Their relationship goes back decades – to when Downs was headed off to cooking school in the late 1980s and Williams came into Hartley’s to apply for a job. Both honed their craft in different venues but always stayed close.

Honey on the Table opened in December, and is a café and bakery that focuses on fresh bread, fine ingredients and harmonious sandwich and salads. They also do some selective catering on the side.

The restaurant is flooded with light from its many windows, accenting the bright colors of the place – even a pink kitchen.

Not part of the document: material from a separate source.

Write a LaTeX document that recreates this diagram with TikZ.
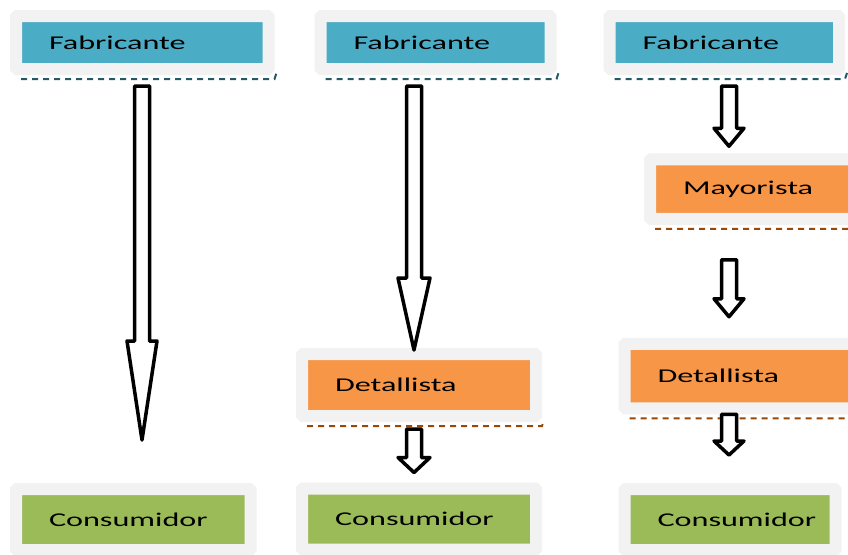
\documentclass[tikz,border=0pt]{standalone}
\usepackage{fontspec}
\usepackage{xcolor}
\usetikzlibrary{calc}

\newfontfamily\etiq{Carlito}[FakeStretch=1.65]
\hyphenpenalty=10000

\definecolor{marco}{HTML}{F2F2F2}
\definecolor{azul}{HTML}{4BACC6}
\definecolor{naranja}{HTML}{F79646}
\definecolor{verde}{HTML}{9BBB59}
\definecolor{azulosc}{HTML}{215968}
\definecolor{naranjaosc}{HTML}{984807}
\definecolor{verdeosc}{HTML}{4F6228}

\tikzset{
    etapa/.style n args={3}{draw=marco, line width=12pt, rounded corners=1pt,
        fill=#1, text width=#2, minimum height=#3, inner xsep=33pt, inner ysep=0pt,
        align=left, text=black, font=\etiq\fontsize{19.5}{20}\selectfont},
    flecha/.style={draw=black, fill=white, line width=3.5pt, line join=round},
}

% dashed rim under a box
\newcommand{\sombra}[2]{%
    \draw[#2, line width=2pt, dash pattern=on 6pt off 5pt]
        ([shift={(11,4)}]#1.south west) -- ([shift={(0,4)}]#1.south east)
        -- ([shift={(2,-2)}]#1.south east);
}
% hollow block arrow: from, to, head length, head half width
\newcommand{\flecha}[4]{%
    \draw[flecha] let \p1=#1, \p2=#2 in
        (\x1-7.5pt,\y1) -- (\x1+7.5pt,\y1) -- (\x1+7.5pt,\y2+#3) -- (\x1+#4,\y2+#3)
        -- (\x1,\y2) -- (\x1-#4,\y2+#3) -- (\x1-7.5pt,\y2+#3) -- cycle;
}

\begin{document}
\begin{tikzpicture}[x=1pt,y=-1pt]
    \useasboundingbox (0,0) rectangle (848,554);
    \fill[white] (0,0) rectangle (848,554);
    \clip (0,0) rectangle (848,554);

    % canal directo
    \node[etapa={azul}{186.5pt}{53pt}] (fab1) at (142.25,42.5) {Fabricante};
    \node[etapa={verde}{168.5pt}{61pt}] (con1) at (133.25,519.5) {Consumidor};

    % canal corto
    \node[etapa={azul}{164pt}{53pt}] (fab2) at (435.5,42.5) {Fabricante};
    \node[etapa={naranja}{168pt}{62pt}] (det2) at (419,385) {Detallista};
    \node[etapa={verde}{168pt}{61pt}] (con2) at (419,519) {Consumidor};

    % canal largo
    \node[etapa={azul}{163.5pt}{53pt}] (fab3) at (724.25,42.5) {Fabricante};
    \node[etapa={naranja}{159pt}{59.5pt}] (may3) at (762.5,189) {Mayorista};
    \node[etapa={naranja}{174pt}{64.5pt}] (det3) at (744.5,376) {Detallista};
    \node[etapa={verde}{145pt}{61pt}] (con3) at (730,519.5) {Consumidor};

    \sombra{fab1}{azulosc}
    \sombra{fab2}{azulosc}
    \sombra{fab3}{azulosc}
    \sombra{det2}{naranjaosc}
    \sombra{may3}{naranjaosc}
    \sombra{det3}{naranjaosc}
    \sombra{con1}{verdeosc}
    \sombra{con2}{verdeosc}
    \sombra{con3}{verdeosc}

    \coordinate (eje1) at (142,0);
    \coordinate (eje2) at (414,0);
    \coordinate (eje3) at (729,0);

    \flecha{($(eje1 |- fab1.south)+(0,11)$)}{($(eje1 |- con1.north)+(0,-43)$)}{99pt}{15pt}
    \flecha{($(eje2 |- fab2.south)+(0,11)$)}{($(eje2 |- det2.north)+(0,2)$)}{72pt}{16pt}
    \flecha{($(eje2 |- det2.south)+(0,7)$)}{($(eje2 |- con2.north)+(0,-10)$)}{15pt}{16pt}
    \flecha{($(eje3 |- fab3.south)+(0,11)$)}{($(eje3 |- may3.north)+(0,-7)$)}{18pt}{15pt}
    \flecha{($(eje3 |- may3.south)+(0,35)$)}{($(eje3 |- det3.north)+(0,-21)$)}{18pt}{15pt}
    \flecha{($(eje3 |- det3.south)+(0,0)$)}{($(eje3 |- con3.north)+(0,-28)$)}{14pt}{15pt}
\end{tikzpicture}
\end{document}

And a summer patio with fresh flowers is packing them in.

So far the two have done no advertising, taking advantage of the culinary following they have built in the city.

Williams said the partners tweaked the hours so that they are closed at 4 p.m. and have plenty of time for family.

“It’s doable for us,” she said, noting the biggest lesson she has learned from working in other restaurants is to be able to change things if they aren’t working. “Look at your menu regularly, adjust, make it work.”

Downs, meanwhile, said she has learned to watch costs more closely – on a daily basis so issues don’t build into an unwelcome surprise.

Williams said she hopes her children stay out of the restaurant business because of the difficult work and long-term payoff.

But her passion is clear when she spins an eloquent yarn about the light sweetness of her favorite salad on the menu – the spa salad with crisp arugula, fresh melon and cucumber, parmesan shards and a hint of spiced honey.

Likewise, Downs practically salivates when talking about the café’s rustic grilled cheese sandwich – on sumptuous country-style fresh bread with three fresh cheeses.

“I think you need to do things in your life that are your passion,” Downs said. “That’s why we are trying again. You have to take the bitter with the sweet.”